There is a possible off-ramp. Reuters reported last week that Nvidia is working with U.S. officials on a new, scaled Blackwell variant for China — the so-called B30A — that would deliver less performance than unrestricted products but more than the H20 and that would comply with export thresholds if approved. It’s not clear when, or even if, the variant will be green-lit. But if Huang can outline a path to reentering China — timelines, accounting for the 15% revenue skim, how the mix would look without China — then what’s now a wild card could become a modeled tailwind for the back half and early next year. If he can’t, the Street could treat China as a binary option with low near-term odds.
From hype to hardware
The other knot investors want untied is execution at cabinet scale. It’s one thing to talk about orders; it’s another to ship NVL72 racks in volume through integrators on tight timelines.
The Street will parse any color on lead times, assembly throughput, and whether or not Blackwell is ramping at the cadence large cloud customers expect. This matters because supply slippage — even in a still-supply-constrained world — can morph a “beat” into a guidance debate, especially if high-margin configurations lag. Recent coverage has pointed to mixed signals in the server ecosystem — Super Micro’s numbers and outlook disappointed two weeks ago, even as partners such as Foxconn have been touting strength in AI server demand.

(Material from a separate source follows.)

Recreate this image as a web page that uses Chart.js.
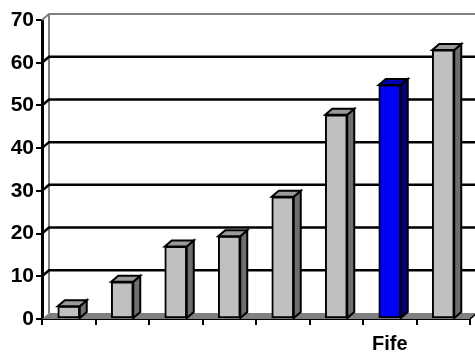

None of that proves a bottleneck at Nvidia, but it explains why the market wants specific, rack-level detail instead of generalities.

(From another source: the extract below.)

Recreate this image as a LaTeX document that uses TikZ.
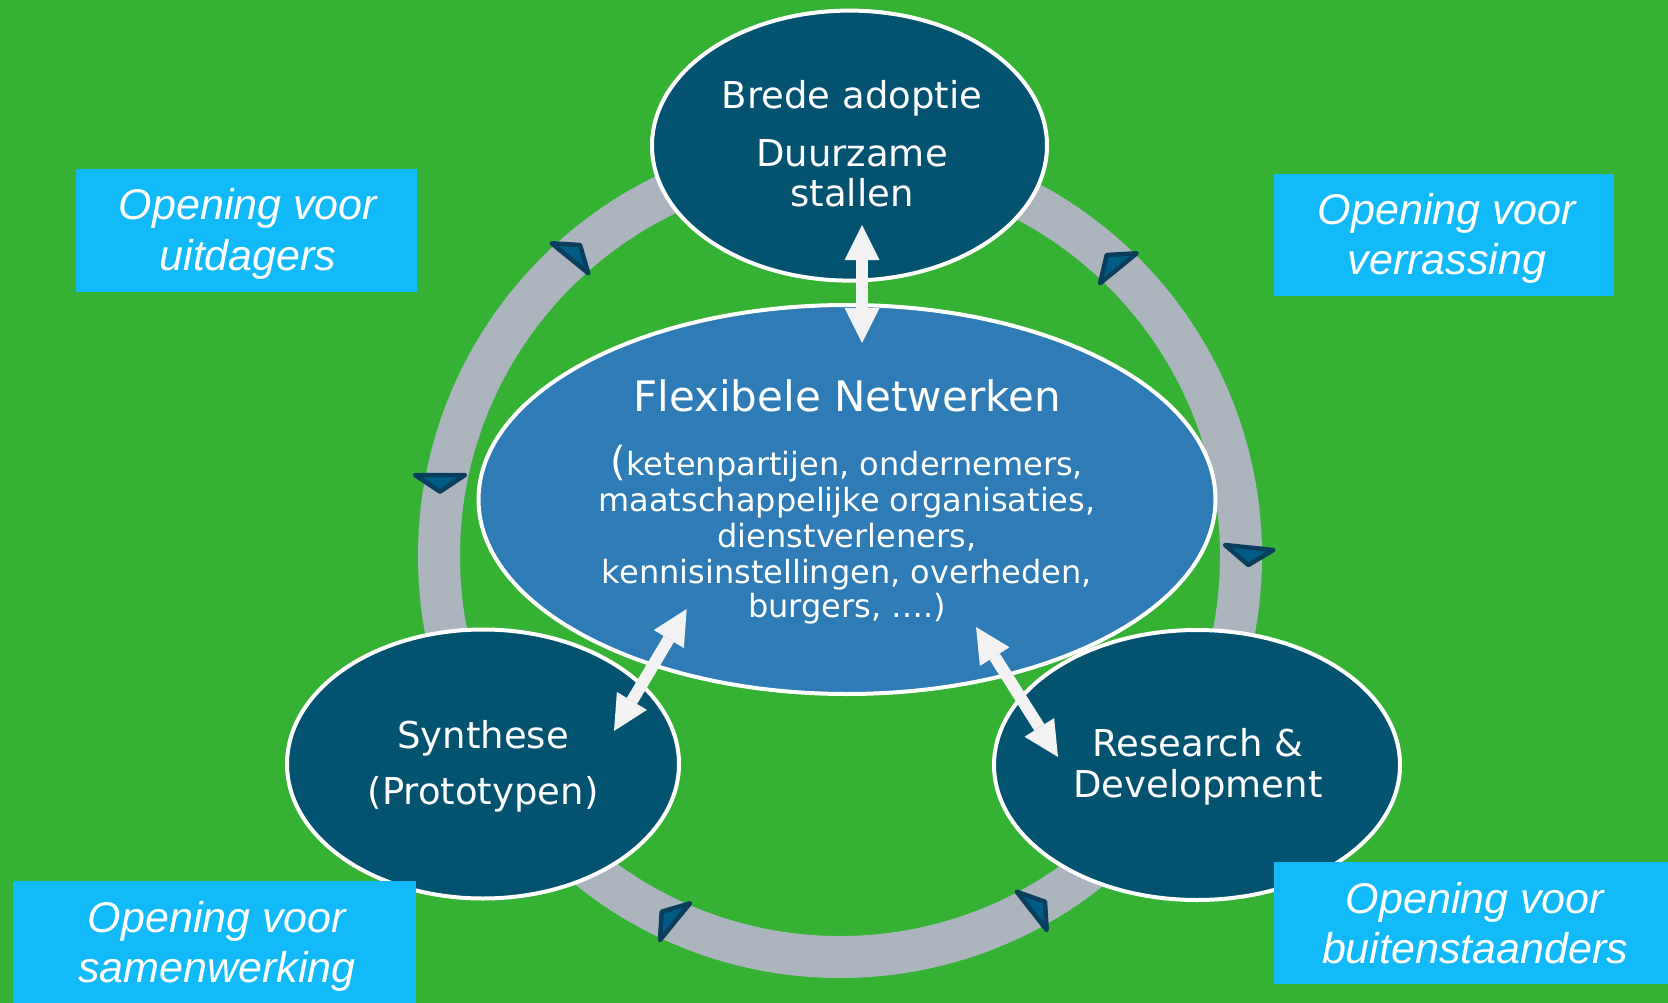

There’s also the quality-of-growth question. If cabinet shipments ramp cleanly, systems revenue should follow — not just chips — and that can stabilize margins and attach for networking. If cabinet timing is uneven, buyers can default to standalone accelerators, and the mix might not be as favorable. To be clear, the top-line setup is still powerful; previews across mainstream outlets and real-time market wraps continue to position Nvidia as the hinge for tech sentiment this week. But at a $4 trillion valuation, the market isn’t just measuring “how much” demand there is, but how precisely it converts to revenue and earnings over the next two quarters.
So what does a good call actually look like? It starts with the obvious: numbers that meet or top the consensus band. It adds a guide that treats China conservatively — explicitly excluding revenues if visibility is poor — while outlining the approval path for any compliant products and spelling out the accounting for the 15% U.S. toll. It includes line-of-sight commentary on Blackwell system deliveries — how many sites are live, where lead times stand, and whether NVL72 throughput at integrators is keeping pace with orders. And it keeps margins boring: steady in the low-70s non-GAAP range with mix dynamics explained rather than waved away. None of that is dramatic. All of it is what sustains belief.
The flip side is just as clear. If Nvidia’s guidance leans on China without crisp caveats or if cabinet execution is addressed in marketing language rather than operational detail, investors could default to caution. That doesn’t mean belief in AI fades; it means the timing gets harder to underwrite, and valuation bears the stress. Expectations are high, the stock is heavy with gains, and the China framework now includes a policy toll that sits on top of the usual forecasting noise.
Wednesday’s call is where those strands either knit together or fray.
This week, with markets more volatile and AI stocks wobbling, the burden is heavier: Nvidia doesn’t just need to prove that demand is strong, it needs to prove that it’s durable enough to justify a trillion-dollar premium. Nvidia has earned the right to be graded on a curve. Few companies have scaled this fast with this much consistency. But the bar keeps rising because the stock did first.